= DIRECTIONS =
In your copy, leave out the pictures; write out all the data exactly.

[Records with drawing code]
_ _ _ _ _ _ _

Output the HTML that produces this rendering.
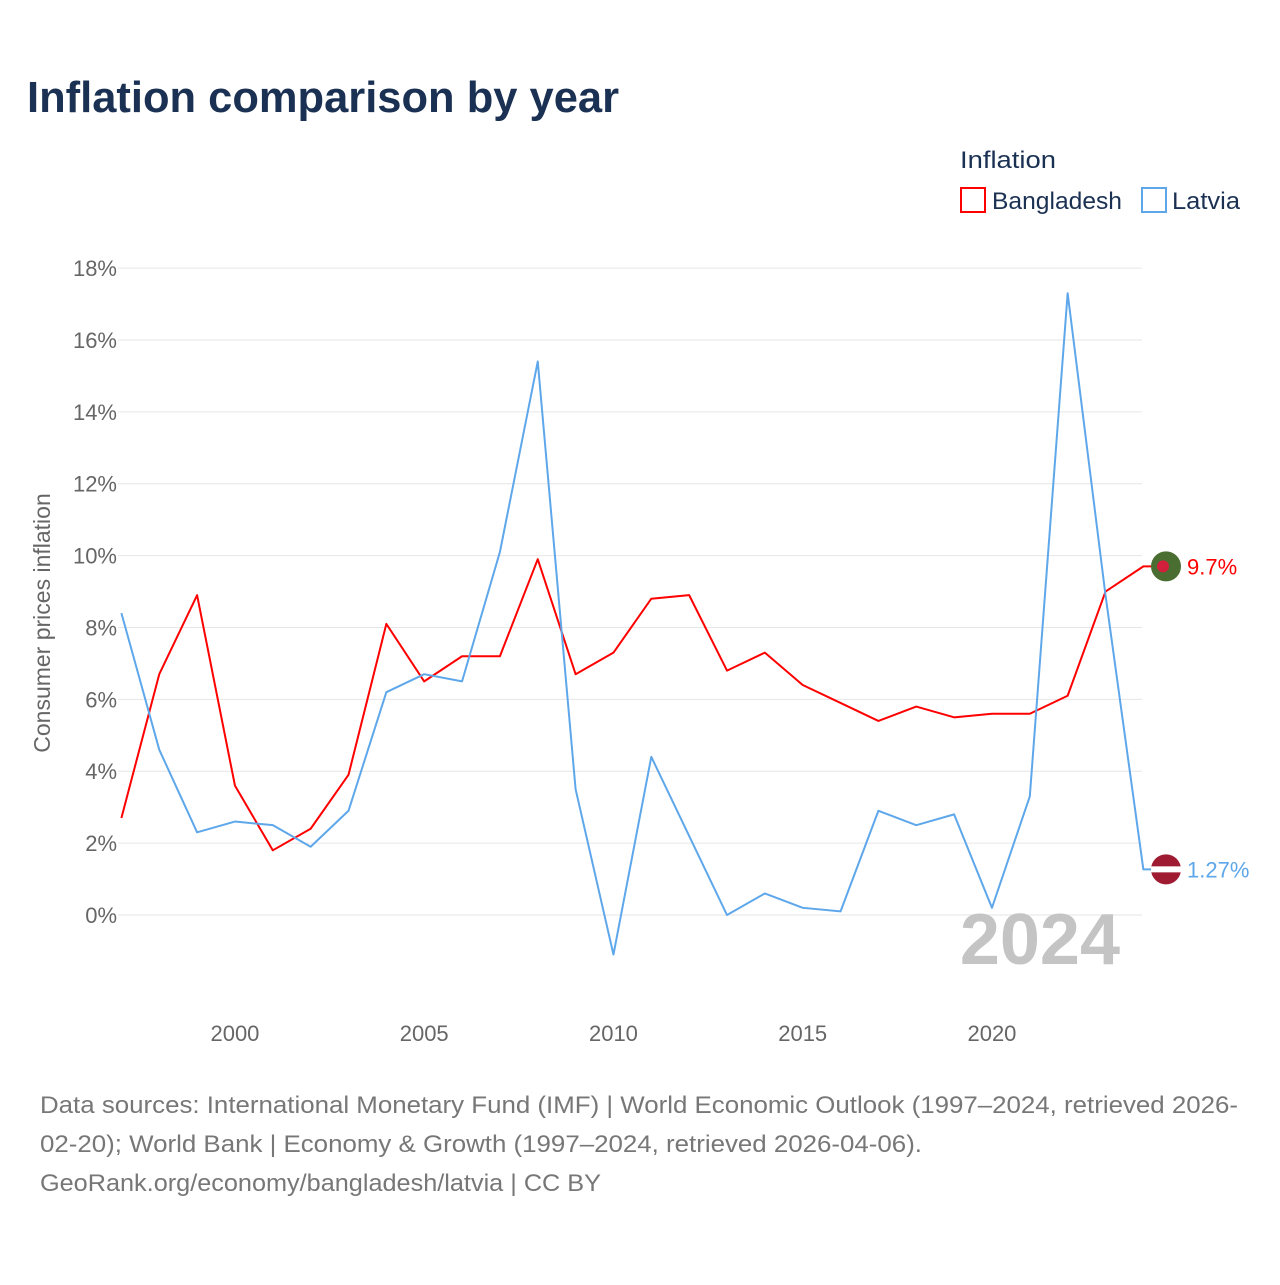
<!DOCTYPE html>
<html><head><meta charset="utf-8"><style>
body{margin:0;background:#fff;font-family:"Liberation Sans",sans-serif}
svg text{font-family:"Liberation Sans",sans-serif}
</style></head><body>
<svg id="chart" width="1280" height="1280" viewBox="0 0 1280 1280">
<text x="27" y="112" font-size="44" font-weight="bold" fill="#1b3153" textLength="592" lengthAdjust="spacingAndGlyphs">Inflation comparison by year</text>
<text x="960" y="168" font-size="24" fill="#1b3153" textLength="96" lengthAdjust="spacingAndGlyphs">Inflation</text>
<g><rect x="961" y="188" width="24" height="24" fill="none" stroke="#ff0000" stroke-width="2"/><text x="992" y="209" font-size="24" fill="#1b3153" textLength="130" lengthAdjust="spacingAndGlyphs">Bangladesh</text></g>
<g><rect x="1142" y="188" width="24" height="24" fill="none" stroke="#5ea7ea" stroke-width="2"/><text x="1172" y="209" font-size="24" fill="#1b3153" textLength="68" lengthAdjust="spacingAndGlyphs">Latvia</text></g>
<text transform="translate(50,623) rotate(-90)" text-anchor="middle" font-size="23" fill="#666">Consumer prices inflation</text>
<g id="grid"></g><g id="yticks"></g><g id="xticks"></g>
<text x="1120" y="964" text-anchor="end" font-size="72" font-weight="bold" fill="#c4c4c4">2024</text>
<g id="lines"></g>
<text x="40" y="1113" font-size="24" fill="#777" textLength="1198" lengthAdjust="spacingAndGlyphs">Data sources: International Monetary Fund (IMF) | World Economic Outlook (1997–2024, retrieved 2026-</text>
<text x="40" y="1152" font-size="24" fill="#777" textLength="882" lengthAdjust="spacingAndGlyphs">02-20); World Bank | Economy &amp; Growth (1997–2024, retrieved 2026-04-06).</text>
<text x="40" y="1191" font-size="24" fill="#777" textLength="561" lengthAdjust="spacingAndGlyphs">GeoRank.org/economy/bangladesh/latvia | CC BY</text>
</svg>
<script>
const years=[1997,1998,1999,2000,2001,2002,2003,2004,2005,2006,2007,2008,2009,2010,2011,2012,2013,2014,2015,2016,2017,2018,2019,2020,2021,2022,2023,2024];
const bangladesh=[2.7,6.7,8.9,3.6,1.8,2.4,3.9,8.1,6.5,7.2,7.2,9.9,6.7,7.3,8.8,8.9,6.8,7.3,6.4,5.9,5.4,5.8,5.5,5.6,5.6,6.1,9.0,9.7];
const latvia=[8.4,4.6,2.3,2.6,2.5,1.9,2.9,6.2,6.7,6.5,10.1,15.4,3.5,-1.1,4.4,2.2,0.0,0.6,0.2,0.1,2.9,2.5,2.8,0.2,3.3,17.3,8.9,1.27];
const yTicks=[0,2,4,6,8,10,12,14,16,18];
const xTicks=[2000,2005,2010,2015,2020];
const endLabels=["9.7%","1.27%"];
const NS="http://www.w3.org/2000/svg";
const X=y=>121.4+(y-1997)*37.85;
const Y=v=>915-v*35.94;
function mk(t,a,p){const e=document.createElementNS(NS,t);for(const k in a)e.setAttribute(k,a[k]);p.appendChild(e);return e;}
const grid=document.getElementById('grid'),yt=document.getElementById('yticks'),xt=document.getElementById('xticks'),ln=document.getElementById('lines');
yTicks.forEach(v=>{
const g=mk('line',{x1:118,x2:1142,y1:Y(v),y2:Y(v),stroke:'#e6e6e6','stroke-width':1},grid);


const t=mk('text',{x:117,y:Y(v)+8,'text-anchor':'end','font-size':22,fill:'#666'},yt);
t.textContent=v+'%';


});
xTicks.forEach(v=>{
const t=mk('text',{x:X(v),y:1041,'text-anchor':'middle','font-size':22,fill:'#666'},xt);
t.textContent=v;


});
function series(vals,color,name,label,flag){
const pts=vals.map((v,i)=>X(years[i])+','+Y(v)).join(' ');
const last=vals[vals.length-1];
const p=mk('polyline',{points:pts+' 1155,'+Y(last),fill:'none',stroke:color,'stroke-width':2,'stroke-linejoin':'round'},ln);


const m=mk('g',{},ln);


flag(m,1166,Y(last));
const t=mk('text',{x:1187,y:Y(last)+8,'font-size':22,fill:color},ln);
t.textContent=label;


}
series(bangladesh,'#ff0000','bangladesh',endLabels[0],(g,x,y)=>{mk('circle',{cx:x,cy:y,r:15,fill:'#4a6e31'},g);mk('circle',{cx:x-3,cy:y,r:6,fill:'#d21f3c'},g);});
series(latvia,'#5ea7ea','latvia',endLabels[1],(g,x,y)=>{mk('circle',{cx:x,cy:y,r:15,fill:'#9e1b32'},g);mk('rect',{x:x-15,y:y-3,width:30,height:6,fill:'#fff'},g);});
</script>
</body></html>
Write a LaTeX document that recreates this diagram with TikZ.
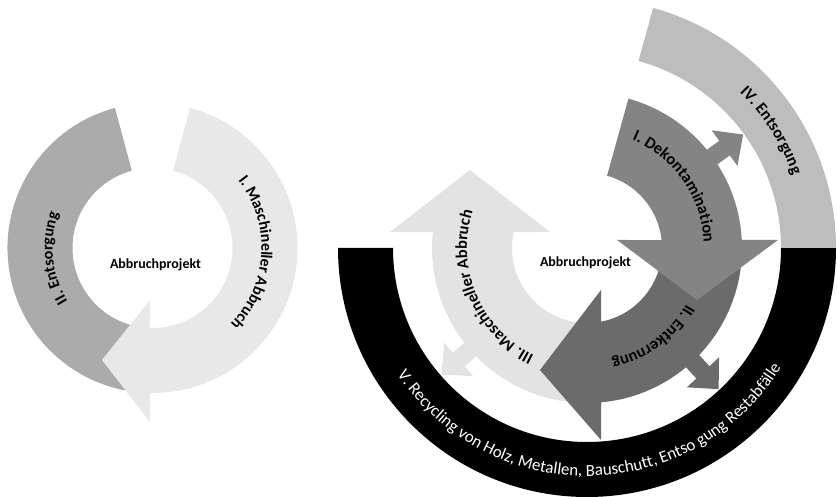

_ _ _ _ _ _ _

= FINISHED TASK =
Output the HTML that produces this rendering.
<!DOCTYPE html>
<html><head><meta charset="utf-8"><style>
body{margin:0;background:#fff;font-family:"Liberation Sans",sans-serif}
svg text{font-family:"Liberation Sans",sans-serif}
</style></head><body>
<svg id="chart" width="1280" height="1280" viewBox="0 0 1280 1280">
<text x="27" y="112" font-size="44" font-weight="bold" fill="#1b3153" textLength="592" lengthAdjust="spacingAndGlyphs">Inflation comparison by year</text>
<text x="960" y="168" font-size="24" fill="#1b3153" textLength="96" lengthAdjust="spacingAndGlyphs">Inflation</text>
<g><rect x="961" y="188" width="24" height="24" fill="none" stroke="#ff0000" stroke-width="2"/><text x="992" y="209" font-size="24" fill="#1b3153" textLength="130" lengthAdjust="spacingAndGlyphs">Bangladesh</text></g>
<g><rect x="1142" y="188" width="24" height="24" fill="none" stroke="#5ea7ea" stroke-width="2"/><text x="1172" y="209" font-size="24" fill="#1b3153" textLength="68" lengthAdjust="spacingAndGlyphs">Latvia</text></g>
<text transform="translate(50,623) rotate(-90)" text-anchor="middle" font-size="23" fill="#666">Consumer prices inflation</text>
<g id="grid"></g><g id="yticks"></g><g id="xticks"></g>
<text x="1120" y="964" text-anchor="end" font-size="72" font-weight="bold" fill="#c4c4c4">2024</text>
<g id="lines"></g>
<text x="40" y="1113" font-size="24" fill="#777" textLength="1198" lengthAdjust="spacingAndGlyphs">Data sources: International Monetary Fund (IMF) | World Economic Outlook (1997–2024, retrieved 2026-</text>
<text x="40" y="1152" font-size="24" fill="#777" textLength="882" lengthAdjust="spacingAndGlyphs">02-20); World Bank | Economy &amp; Growth (1997–2024, retrieved 2026-04-06).</text>
<text x="40" y="1191" font-size="24" fill="#777" textLength="561" lengthAdjust="spacingAndGlyphs">GeoRank.org/economy/bangladesh/latvia | CC BY</text>
</svg>
<script>
const years=[1997,1998,1999,2000,2001,2002,2003,2004,2005,2006,2007,2008,2009,2010,2011,2012,2013,2014,2015,2016,2017,2018,2019,2020,2021,2022,2023,2024];
const bangladesh=[2.7,6.7,8.9,3.6,1.8,2.4,3.9,8.1,6.5,7.2,7.2,9.9,6.7,7.3,8.8,8.9,6.8,7.3,6.4,5.9,5.4,5.8,5.5,5.6,5.6,6.1,9.0,9.7];
const latvia=[8.4,4.6,2.3,2.6,2.5,1.9,2.9,6.2,6.7,6.5,10.1,15.4,3.5,-1.1,4.4,2.2,0.0,0.6,0.2,0.1,2.9,2.5,2.8,0.2,3.3,17.3,8.9,1.27];
const yTicks=[0,2,4,6,8,10,12,14,16,18];
const xTicks=[2000,2005,2010,2015,2020];
const endLabels=["9.7%","1.27%"];
const NS="http://www.w3.org/2000/svg";
const X=y=>121.4+(y-1997)*37.85;
const Y=v=>915-v*35.94;
function mk(t,a,p){const e=document.createElementNS(NS,t);for(const k in a)e.setAttribute(k,a[k]);p.appendChild(e);return e;}
const grid=document.getElementById('grid'),yt=document.getElementById('yticks'),xt=document.getElementById('xticks'),ln=document.getElementById('lines');
yTicks.forEach(v=>{
const g=mk('line',{x1:118,x2:1142,y1:Y(v),y2:Y(v),stroke:'#e6e6e6','stroke-width':1},grid);


const t=mk('text',{x:117,y:Y(v)+8,'text-anchor':'end','font-size':22,fill:'#666'},yt);
t.textContent=v+'%';


});
xTicks.forEach(v=>{
const t=mk('text',{x:X(v),y:1041,'text-anchor':'middle','font-size':22,fill:'#666'},xt);
t.textContent=v;


});
function series(vals,color,name,label,flag){
const pts=vals.map((v,i)=>X(years[i])+','+Y(v)).join(' ');
const last=vals[vals.length-1];
const p=mk('polyline',{points:pts+' 1155,'+Y(last),fill:'none',stroke:color,'stroke-width':2,'stroke-linejoin':'round'},ln);


const m=mk('g',{},ln);


flag(m,1166,Y(last));
const t=mk('text',{x:1187,y:Y(last)+8,'font-size':22,fill:color},ln);
t.textContent=label;


}
series(bangladesh,'#ff0000','bangladesh',endLabels[0],(g,x,y)=>{mk('circle',{cx:x,cy:y,r:15,fill:'#4a6e31'},g);mk('circle',{cx:x-3,cy:y,r:6,fill:'#d21f3c'},g);});
series(latvia,'#5ea7ea','latvia',endLabels[1],(g,x,y)=>{mk('circle',{cx:x,cy:y,r:15,fill:'#9e1b32'},g);mk('rect',{x:x-15,y:y-3,width:30,height:6,fill:'#fff'},g);});
</script>
</body></html>
Write a LaTeX document that recreates this diagram with TikZ.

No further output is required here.